Research has shown the effectiveness of mindfulness-based interventions for a variety of emotional problems in different samples, but it is unknown which factors influence this effectiveness. Therefore, the aim of the current study was: which factors (demographic, personality, and baseline levels of mindfulness skills) moderate the effectiveness of Mindfulness-Based Cognitive Therapy (MBCT)?
Outpatients with diabetes (type 1 or type 2; N=139) and an elevated level of emotional distress participated in the Diabetes and Mindfulness (DiaMind) trial. They were randomized into MBCT (N=70) or a control group (N=69) that received treatment as usual and that was offered the intervention 6months later. Primary outcomes were anxiety, depressive symptoms, and perceived stress at post-intervention and at 6-month follow-up.

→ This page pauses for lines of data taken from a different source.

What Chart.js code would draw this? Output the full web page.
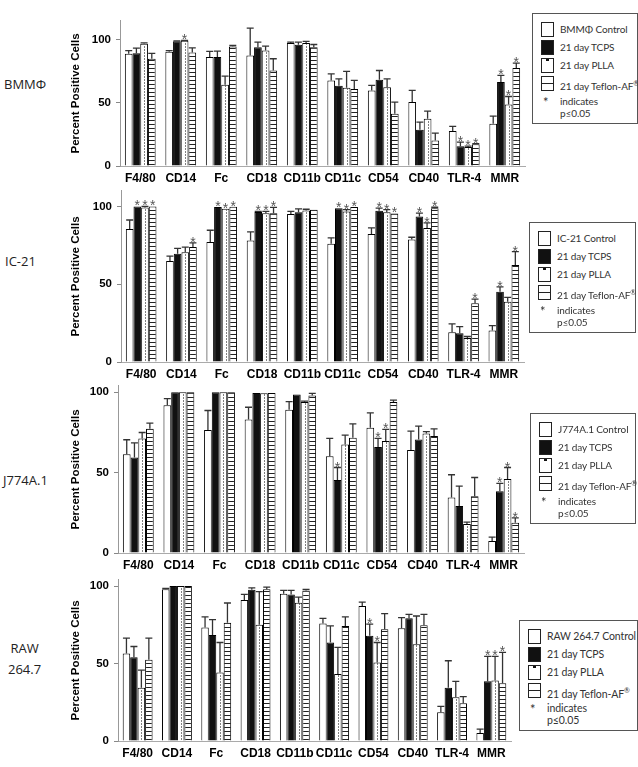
<!DOCTYPE html>
<html>
<head>
<meta charset="utf-8">
<script src="https://cdn.jsdelivr.net/npm/chart.js@4.4.1/dist/chart.umd.min.js"></script>
<style>
body { margin: 0; background: #fff; }
#page { position: relative; width: 638px; height: 767px; overflow: hidden; background: #fff; }
canvas { position: absolute; }
.rowlab { position: absolute; font-family: 'Open Sans', sans-serif; font-size: 13px; color: #222; line-height: 21px; text-align: center; }
.legend { position: absolute; border: 1px solid #555; background: #fff; box-sizing: border-box;
  font-family: Lato, sans-serif; font-size: 10px; letter-spacing: -0.1px; color: #333; padding-top: 6px; }
.item { height: 18px; line-height: 18px; position: relative; padding-left: 27px; white-space: nowrap; }
.sw { position: absolute; left: 8px; top: 2px; width: 11px; height: 13px; border: 1px solid #222; background: #fff; }
.sw.tcps { background: #111; }
.sw.plla::after { content: ''; position: absolute; left: 4px; top: 0; width: 3px; height: 2px; background: #111; }
.sw.teflon { background: linear-gradient(#fff 0, #fff 6px, #222 6px, #222 7px, #fff 7px); }
.note { position: relative; padding-left: 27px; line-height: 12px; margin-top: 3px; }
.note .ast { position: absolute; left: 10px; top: 1px; font-size: 13px; }
sup { font-size: 7px; }
</style>
</head>
<body>
<div id="page">
  <canvas id="c1"></canvas>
  <canvas id="c2"></canvas>
  <canvas id="c3"></canvas>
  <canvas id="c4"></canvas>

  <div class="rowlab" style="left:4px;top:74px;">BMMΦ</div>
  <div class="rowlab" style="left:5px;top:251px;">IC-21</div>
  <div class="rowlab" style="left:3px;top:470px;">J774A.1</div>
  <div class="rowlab" style="left:8px;top:638px;">RAW<br>264.7</div>

  <div class="legend" style="left:532px;top:13px;width:106px;height:111px;">
    <div class="item"><span class="sw"></span>BMMΦ Control</div>
    <div class="item"><span class="sw tcps"></span>21 day TCPS</div>
    <div class="item"><span class="sw plla"></span>21 day PLLA</div>
    <div class="item"><span class="sw teflon"></span>21 day Teflon-AF<sup>®</sup></div>
    <div class="note"><span class="ast">*</span>indicates<br>p≤0.05</div>
  </div>
  <div class="legend" style="left:529px;top:222px;width:107px;height:111px;">
    <div class="item"><span class="sw"></span>IC-21 Control</div>
    <div class="item"><span class="sw tcps"></span>21 day TCPS</div>
    <div class="item"><span class="sw plla"></span>21 day PLLA</div>
    <div class="item"><span class="sw teflon"></span>21 day Teflon-AF<sup>®</sup></div>
    <div class="note"><span class="ast">*</span>indicates<br>p≤0.05</div>
  </div>
  <div class="legend" style="left:530px;top:413px;width:106px;height:111px;">
    <div class="item"><span class="sw"></span>J774A.1 Control</div>
    <div class="item"><span class="sw tcps"></span>21 day TCPS</div>
    <div class="item"><span class="sw plla"></span>21 day PLLA</div>
    <div class="item"><span class="sw teflon"></span>21 day Teflon-AF<sup>®</sup></div>
    <div class="note"><span class="ast">*</span>indicates<br>p≤0.05</div>
  </div>
  <div class="legend" style="left:519px;top:620px;width:119px;height:111px;font-size:10.5px;">
    <div class="item"><span class="sw"></span>RAW 264.7 Control</div>
    <div class="item"><span class="sw tcps"></span>21 day TCPS</div>
    <div class="item"><span class="sw plla"></span>21 day PLLA</div>
    <div class="item"><span class="sw teflon"></span>21 day Teflon-AF<sup>®</sup></div>
    <div class="note"><span class="ast">*</span>indicates<br>p≤0.05</div>
  </div>
</div>
<script>
// markers on the x axis
var categories = ['F4/80', 'CD14', 'Fc', 'CD18', 'CD11b', 'CD11c', 'CD54', 'CD40', 'TLR-4', 'MMR'];
var seriesNames = ['Control', '21 day TCPS', '21 day PLLA', '21 day Teflon-AF'];
var yTicks = [0, 50, 100];

// BMMΦ  (mean %, error bar height, indexes with p<=0.05)
var bmmControl = [88.9, 90.5, 86.3, 87.6, 97.4, 67.8, 59.9, 50.7, 27.7, 33.5];
var bmmControlErr = [2.6, 1.0, 4.5, 21.6, 0.8, 5.2, 4.0, 9.2, 3.7, 6.1];
var bmmTcps = [89.4, 98.9, 86.3, 94.2, 96.0, 63.6, 68.3, 28.8, 15.6, 66.5];
var bmmTcpsErr = [4.0, 0.3, 4.7, 4.0, 2.2, 5.5, 7.4, 6.0, 3.4, 5.3];
var bmmPlla = [96.8, 99.2, 64.4, 91.5, 97.4, 62.0, 62.5, 37.5, 15.0, 48.8];
var bmmPllaErr = [0.8, 0.3, 6.8, 3.5, 1.3, 13.0, 6.6, 6.0, 0.8, 6.3];
var bmmTeflon = [85.0, 90.0, 94.7, 75.7, 94.2, 61.0, 41.4, 20.3, 17.2, 77.6];
var bmmTeflonErr = [4.2, 3.7, 0.8, 9.3, 2.1, 6.8, 9.3, 5.8, 0.5, 3.9];
var bmmSig = [[], [8, 9], [1, 8, 9], [8, 9]];

// IC-21
var icControl = [85.5, 64.9, 77.2, 78.1, 95.1, 76.0, 82.3, 78.7, 19.1, 20.2];
var icControlErr = [5.8, 3.2, 7.5, 5.5, 1.7, 3.8, 3.9, 1.5, 5.4, 3.2];
var icTcps = [100, 69.6, 99.6, 96.4, 96.2, 98.9, 97.2, 93.6, 18.5, 45.1];
var icTcpsErr = [0, 3.4, 0, 0.4, 2.3, 0, 1.7, 2.1, 4.3, 3.2];
var icPlla = [99.4, 70.6, 98.5, 95.7, 97.4, 96.8, 96.2, 86.2, 15.5, 38.7];
var icPllaErr = [0.6, 3.2, 0, 1.1, 0.8, 1.1, 1.7, 3.2, 0.9, 2.8];
var icTeflon = [100, 74.0, 99.8, 95.7, 97.9, 99.6, 95.5, 98.9, 37.7, 62.3];
var icTeflonErr = [0, 2.6, 0, 3.7, 0, 0, 0, 0.6, 2.7, 8.6];
var icSig = [[], [0, 2, 3, 5, 6, 7, 9], [0, 2, 3, 5, 6, 7], [0, 1, 2, 3, 5, 6, 7, 8, 9]];

// J774A.1
var jControl = [61.4, 92.0, 76.5, 83.1, 89.1, 60.2, 77.9, 64.1, 34.6, 7.4];
var jControlErr = [9.1, 4.1, 12.2, 7.6, 5.1, 11.1, 9.3, 11.8, 14.1, 2.5];
var jTcps = [59.4, 100, 100, 99.6, 98.6, 45.4, 66.0, 70.7, 29.3, 38.4];
var jTcpsErr = [9.1, 0, 0, 0, 0, 7.8, 5.3, 8.3, 12.3, 4.9];
var jPlla = [71.3, 100, 100, 99.4, 94.0, 67.6, 69.7, 74.4, 18.1, 46.0];
var jPllaErr = [3.7, 0, 0, 0, 0.5, 5.8, 7.2, 1.1, 1.1, 7.2];
var jTeflon = [77.3, 100, 100, 99.6, 98.1, 71.8, 94.0, 72.8, 35.3, 18.8];
var jTeflonErr = [3.5, 0, 0, 0, 1.3, 8.6, 1.2, 4.5, 11.7, 3.1];
var jSig = [[], [5, 6, 9], [6, 9], [9]];

// RAW 264.7
var rawControl = [56.5, 97.9, 73.2, 91.0, 95.1, 75.8, 87.2, 72.8, 18.6, 5.1];
var rawControlErr = [9.9, 0.6, 6.9, 3.6, 2.1, 3.4, 2.5, 6.9, 3.7, 2.6];
var rawTcps = [54.0, 100, 68.5, 97.6, 94.6, 63.6, 67.9, 79.2, 34.3, 38.5];
var rawTcpsErr = [7.0, 0, 9.9, 1.3, 2.6, 10.7, 7.5, 2.6, 17.5, 16.1];
var rawPlla = [34.3, 100, 44.3, 75.0, 89.3, 43.3, 50.7, 62.5, 28.3, 39.0];
var rawPllaErr = [11.5, 0, 19.3, 21.4, 3.6, 17.1, 12.9, 18.2, 10.2, 15.6];
var rawTeflon = [52.5, 100, 76.4, 97.9, 97.2, 74.3, 72.2, 74.7, 24.4, 37.3];
var rawTeflonErr = [13.9, 0, 12.7, 1.5, 0.7, 5.8, 10.0, 7.1, 4.3, 19.9];
var rawSig = [[], [6, 9], [6, 9], [9]];

// horizontal stripes for the Teflon bars
function stripes() {
    var tile = document.createElement('canvas');
    tile.width = 4; tile.height = 4;
    var g = tile.getContext('2d');
    g.fillStyle = '#fff'; g.fillRect(0, 0, 4, 4);
    g.fillStyle = '#222'; g.fillRect(0, 3, 4, 1);
    return g.createPattern(tile, 'repeat');
}

// error bars, dotted PLLA centre line and the * marks
var barExtras = {
    id: 'barExtras',
    afterDatasetsDraw: function (chart) {
        var ctx = chart.ctx, y = chart.scales.y;
        ctx.save();
        chart.data.datasets.forEach(function (ds, i) {
            chart.getDatasetMeta(i).data.forEach(function (bar, j) {
                if (ds.dotted) {
                    ctx.setLineDash([1, 2]);
                    ctx.strokeStyle = '#000';
                    ctx.lineWidth = 1;
                    ctx.beginPath();
                    ctx.moveTo(Math.round(bar.x) + 0.5, bar.base - 1);
                    ctx.lineTo(Math.round(bar.x) + 0.5, bar.y + 1);
                    ctx.stroke();
                    ctx.setLineDash([]);
                }
                var top = y.getPixelForValue(ds.data[j] + ds.errors[j]);
                if (ds.errors[j] > 0.2) {
                    ctx.strokeStyle = '#333';
                    ctx.lineWidth = 1.3;
                    ctx.beginPath();
                    ctx.moveTo(bar.x, bar.y);
                    ctx.lineTo(bar.x, top);
                    ctx.moveTo(bar.x - 3.5, top);
                    ctx.lineTo(bar.x + 3.5, top);
                    ctx.stroke();
                }
                if (ds.sig.indexOf(j) >= 0) {
                    ctx.fillStyle = '#555';
                    ctx.font = '14px "Liberation Sans"';
                    ctx.textAlign = 'center';
                    ctx.textBaseline = 'alphabetic';
                    ctx.fillText('*', bar.x, top + 4);
                }
            });
        });
        ctx.restore();
    }
};

function panel(p, means, errs, sig) {
    var L = 69;
    var top = p.zero - p.ymax * p.per100 / 100;
    var canvasTop = Math.floor(top) - 10;
    var canvas = document.getElementById(p.id);
    canvas.width = Math.round(p.axisX - L + p.catW * 10 + 10);
    canvas.height = Math.round(p.zero - canvasTop + 24);
    canvas.style.left = L + 'px';
    canvas.style.top = canvasTop + 'px';

    var fills = ['#fff', '#111', '#fff', stripes()];
    var datasets = means.map(function (m, i) {
        return {
            label: seriesNames[i],
            data: m,
            errors: errs[i],
            sig: sig[i],
            dotted: i === 2,
            backgroundColor: fills[i],
            borderColor: '#000',
            borderWidth: 1,
            barPercentage: 1,
            categoryPercentage: 0.76
        };
    });

    return new Chart(canvas, {
        type: 'bar',
        data: { labels: categories, datasets: datasets },
        plugins: [barExtras],
        options: {
            responsive: false,
            animation: false,
            devicePixelRatio: 1,
            layout: { padding: { top: top - canvasTop, right: 10, left: 0, bottom: 0 } },
            plugins: { legend: { display: false }, tooltip: { enabled: false } },
            scales: {
                x: {
                    grid: { display: false, drawTicks: false },
                    border: { color: '#aaa' },
                    ticks: { color: '#000', padding: 5, maxRotation: 0, autoSkip: false,
                        font: { family: 'Liberation Sans', size: 12, weight: 'bold' } },
                    afterFit: function (s) { s.height = 24; }
                },
                y: {
                    min: 0,
                    max: p.ymax,
                    grid: { drawOnChartArea: false, tickLength: 4, color: '#888' },
                    border: { color: '#999' },
                    ticks: { stepSize: 50, color: '#000', padding: 5,
                        font: { family: 'Liberation Sans', size: 11.5, weight: 'bold' } },
                    afterBuildTicks: function (s) {
                        s.ticks = yTicks.map(function (v) { return { value: v }; });
                    },
                    title: { display: true, text: 'Percent Positive Cells', color: '#000', padding: 0,
                        font: { family: 'Liberation Sans', size: 11.5, weight: 'bold' } },
                    afterFit: function (s) { s.width = p.axisX - L; }
                }
            }
        }
    });
}

panel({ id: 'c1', axisX: 120, catW: 40.5, zero: 166, per100: 127, ymax: 115 },
    [bmmControl, bmmTcps, bmmPlla, bmmTeflon],
    [bmmControlErr, bmmTcpsErr, bmmPllaErr, bmmTeflonErr], bmmSig);
panel({ id: 'c2', axisX: 121, catW: 40.3, zero: 362, per100: 157, ymax: 110 },
    [icControl, icTcps, icPlla, icTeflon],
    [icControlErr, icTcpsErr, icPllaErr, icTeflonErr], icSig);
panel({ id: 'c3', axisX: 118, catW: 40.6, zero: 553, per100: 162, ymax: 104 },
    [jControl, jTcps, jPlla, jTeflon],
    [jControlErr, jTcpsErr, jPllaErr, jTeflonErr], jSig);
panel({ id: 'c4', axisX: 118, catW: 39.3, zero: 741, per100: 156, ymax: 104 },
    [rawControl, rawTcps, rawPlla, rawTeflon],
    [rawControlErr, rawTcpsErr, rawPllaErr, rawTeflonErr], rawSig);
</script>
</body>
</html>
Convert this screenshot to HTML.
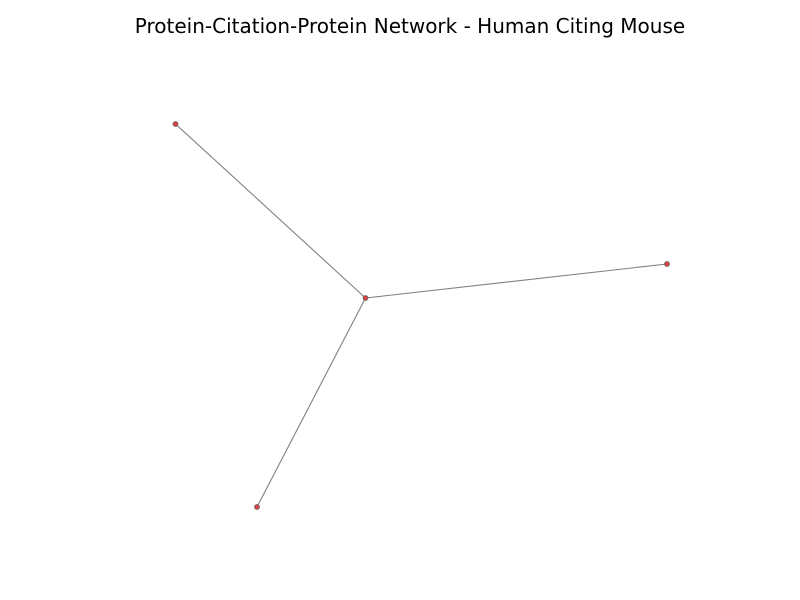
<!DOCTYPE html>
<html><head><meta charset="utf-8"><style>
body{margin:0;background:#fff;width:800px;height:600px;overflow:hidden}
svg{display:block}
</style></head><body>
<svg id="chart" width="800" height="600">
<rect width="800" height="600" fill="#fff"/>
<text x="410" y="33" text-anchor="middle" font-family="'DejaVu Sans', 'Liberation Sans', sans-serif" font-size="20" fill="#000">Protein-Citation-Protein Network - Human Citing Mouse</text>
<g id="edges"></g><g id="nodes"></g>
</svg>
<script>
const nodeIds = ["center", "top-left", "right", "bottom"];
const nodeX = [365.5, 175.5, 667, 257];
const nodeY = [298, 124, 264, 507];
const edgeSrc = [0, 0, 0];
const edgeDst = [1, 2, 3];
const NS = "http://www.w3.org/2000/svg";
const eg = document.getElementById('edges'), ng = document.getElementById('nodes');
for (let i = 0; i < edgeSrc.length; i++) {
  const l = document.createElementNS(NS, 'line');
  l.setAttribute('x1', nodeX[edgeSrc[i]]); l.setAttribute('y1', nodeY[edgeSrc[i]]);
  l.setAttribute('x2', nodeX[edgeDst[i]]); l.setAttribute('y2', nodeY[edgeDst[i]]);
  l.setAttribute('stroke', '#808080'); l.setAttribute('stroke-width', '1.1');
  
  
  eg.appendChild(l);
}
for (let i = 0; i < nodeIds.length; i++) {
  const c = document.createElementNS(NS, 'circle');
  c.setAttribute('cx', nodeX[i]); c.setAttribute('cy', nodeY[i]); c.setAttribute('r', '2.5');
  c.setAttribute('fill', '#d94040'); c.setAttribute('stroke', '#666'); c.setAttribute('stroke-width', '0.8');
  
  
  ng.appendChild(c);
}
</script>
</body></html>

Mixed models analyses showed that sex, extraversion, and baseline acting with awareness were significant moderators of effectiveness. In the MBCT group, women showed larger decreases in anxiety and depression across time (large effects) compared to men (medium to small effects). For extraversion divided into quartiles, the three lowest quartiles generally exhibited large decreases in symptoms, whereas the high extraversion group showed medium (perceived stress) to small (depression) decreases.
MBCT seems to be effective to decrease symptoms of anxiety, depression, and perceived stress for a broad range of person characteristics in patients with diabetes. However, men and those high in extraversion showed considerably lower effectiveness compared to the other groups. The small effect in high extraverts may be due to the large dropout in this subgroup.